GIVEN TASK
Starting with the first line of the data below, copy each line up to and including the one containing "const fonte = 'Lato';". Pictures stay out.

SOURCE EXCERPT
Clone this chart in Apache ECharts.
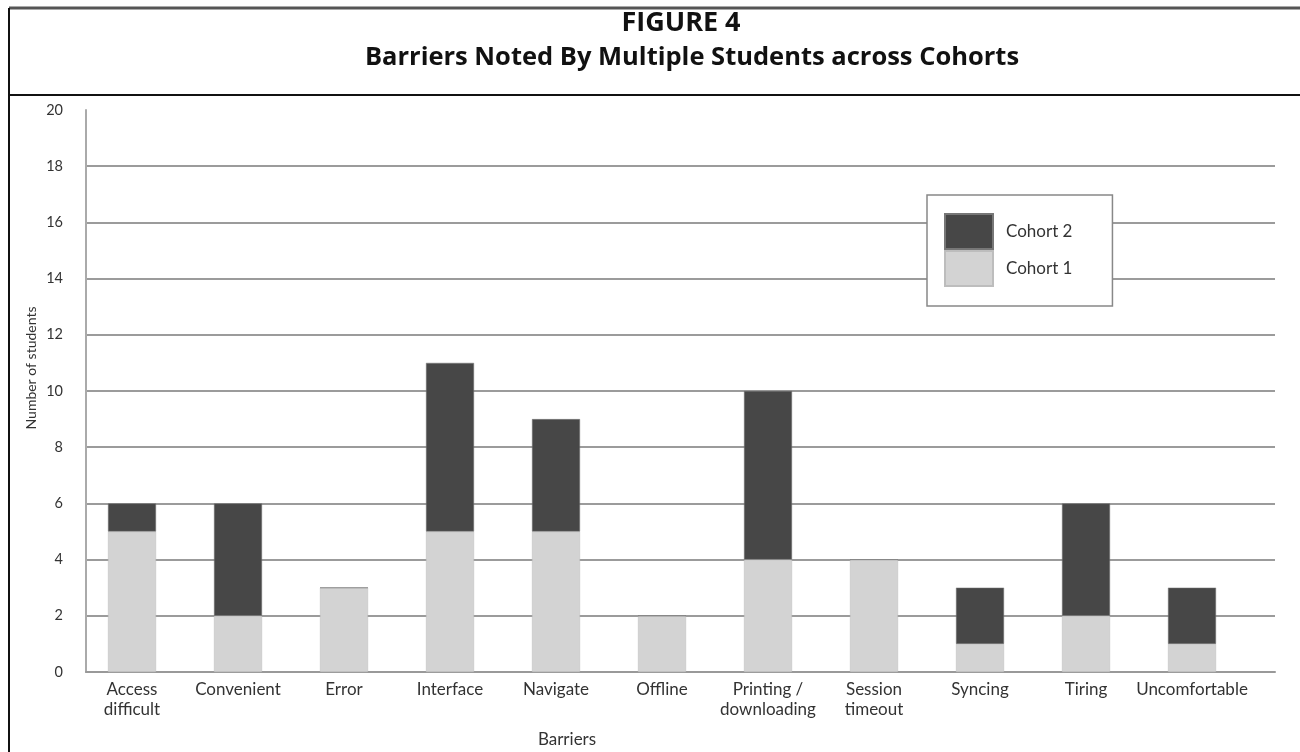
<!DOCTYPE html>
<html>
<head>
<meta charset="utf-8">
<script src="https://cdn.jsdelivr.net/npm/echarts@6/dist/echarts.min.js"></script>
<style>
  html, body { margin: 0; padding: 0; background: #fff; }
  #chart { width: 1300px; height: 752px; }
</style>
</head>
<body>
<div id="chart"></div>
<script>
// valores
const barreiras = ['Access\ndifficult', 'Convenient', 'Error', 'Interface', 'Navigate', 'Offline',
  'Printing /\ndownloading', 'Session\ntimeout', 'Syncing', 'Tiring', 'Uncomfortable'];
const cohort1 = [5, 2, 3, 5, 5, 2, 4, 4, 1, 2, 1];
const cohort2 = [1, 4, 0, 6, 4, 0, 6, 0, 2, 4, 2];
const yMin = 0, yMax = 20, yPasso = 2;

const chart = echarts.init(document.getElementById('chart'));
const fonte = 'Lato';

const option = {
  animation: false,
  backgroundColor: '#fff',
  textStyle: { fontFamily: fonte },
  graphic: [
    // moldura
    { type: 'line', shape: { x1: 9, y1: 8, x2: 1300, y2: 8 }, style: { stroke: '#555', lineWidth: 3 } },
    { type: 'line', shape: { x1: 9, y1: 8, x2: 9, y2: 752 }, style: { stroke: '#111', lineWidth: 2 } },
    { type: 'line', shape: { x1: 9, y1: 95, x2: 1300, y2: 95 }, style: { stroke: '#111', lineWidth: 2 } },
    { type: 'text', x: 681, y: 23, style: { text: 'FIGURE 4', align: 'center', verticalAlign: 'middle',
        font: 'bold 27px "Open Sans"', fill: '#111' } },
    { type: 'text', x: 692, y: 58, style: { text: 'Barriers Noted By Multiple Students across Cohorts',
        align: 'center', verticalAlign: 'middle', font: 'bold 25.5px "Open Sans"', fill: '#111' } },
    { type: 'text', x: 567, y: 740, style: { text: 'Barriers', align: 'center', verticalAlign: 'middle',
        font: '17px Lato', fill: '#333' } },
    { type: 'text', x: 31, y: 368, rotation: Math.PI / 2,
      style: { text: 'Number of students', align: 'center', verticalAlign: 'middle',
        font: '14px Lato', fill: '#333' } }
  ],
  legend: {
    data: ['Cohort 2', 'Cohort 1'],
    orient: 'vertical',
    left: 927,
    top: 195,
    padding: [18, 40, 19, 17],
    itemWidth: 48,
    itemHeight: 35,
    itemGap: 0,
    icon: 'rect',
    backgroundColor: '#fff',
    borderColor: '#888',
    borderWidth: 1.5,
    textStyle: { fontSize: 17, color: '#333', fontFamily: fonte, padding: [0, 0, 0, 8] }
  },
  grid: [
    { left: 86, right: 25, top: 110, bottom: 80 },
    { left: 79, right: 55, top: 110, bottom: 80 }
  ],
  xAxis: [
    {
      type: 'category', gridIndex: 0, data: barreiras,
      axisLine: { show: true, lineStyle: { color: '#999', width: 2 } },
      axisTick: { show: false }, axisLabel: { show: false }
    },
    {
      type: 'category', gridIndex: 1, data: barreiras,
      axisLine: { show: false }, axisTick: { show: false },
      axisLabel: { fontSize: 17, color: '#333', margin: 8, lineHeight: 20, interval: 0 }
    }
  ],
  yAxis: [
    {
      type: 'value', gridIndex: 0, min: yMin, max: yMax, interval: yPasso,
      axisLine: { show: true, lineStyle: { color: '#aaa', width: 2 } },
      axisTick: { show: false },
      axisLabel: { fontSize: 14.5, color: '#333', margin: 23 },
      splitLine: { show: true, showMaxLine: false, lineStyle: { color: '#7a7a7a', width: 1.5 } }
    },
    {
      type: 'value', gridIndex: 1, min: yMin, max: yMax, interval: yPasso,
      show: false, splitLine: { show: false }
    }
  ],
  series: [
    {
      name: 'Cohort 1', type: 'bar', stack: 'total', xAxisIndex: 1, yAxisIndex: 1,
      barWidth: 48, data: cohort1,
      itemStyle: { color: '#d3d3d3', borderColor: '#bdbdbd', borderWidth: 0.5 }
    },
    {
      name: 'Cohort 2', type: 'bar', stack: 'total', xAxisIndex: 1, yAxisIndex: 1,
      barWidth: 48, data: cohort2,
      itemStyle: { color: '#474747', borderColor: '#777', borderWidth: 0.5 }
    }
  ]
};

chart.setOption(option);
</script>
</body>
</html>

RESULT OF THE EXERCISE
Clone this chart in Apache ECharts.
<!DOCTYPE html>
<html>
<head>
<meta charset="utf-8">
<script src="https://cdn.jsdelivr.net/npm/echarts@6/dist/echarts.min.js"></script>
<style>
  html, body { margin: 0; padding: 0; background: #fff; }
  #chart { width: 1300px; height: 752px; }
</style>
</head>
<body>
<div id="chart"></div>
<script>
// valores
const barreiras = ['Access\ndifficult', 'Convenient', 'Error', 'Interface', 'Navigate', 'Offline',
  'Printing /\ndownloading', 'Session\ntimeout', 'Syncing', 'Tiring', 'Uncomfortable'];
const cohort1 = [5, 2, 3, 5, 5, 2, 4, 4, 1, 2, 1];
const cohort2 = [1, 4, 0, 6, 4, 0, 6, 0, 2, 4, 2];
const yMin = 0, yMax = 20, yPasso = 2;

const chart = echarts.init(document.getElementById('chart'));
const fonte = 'Lato';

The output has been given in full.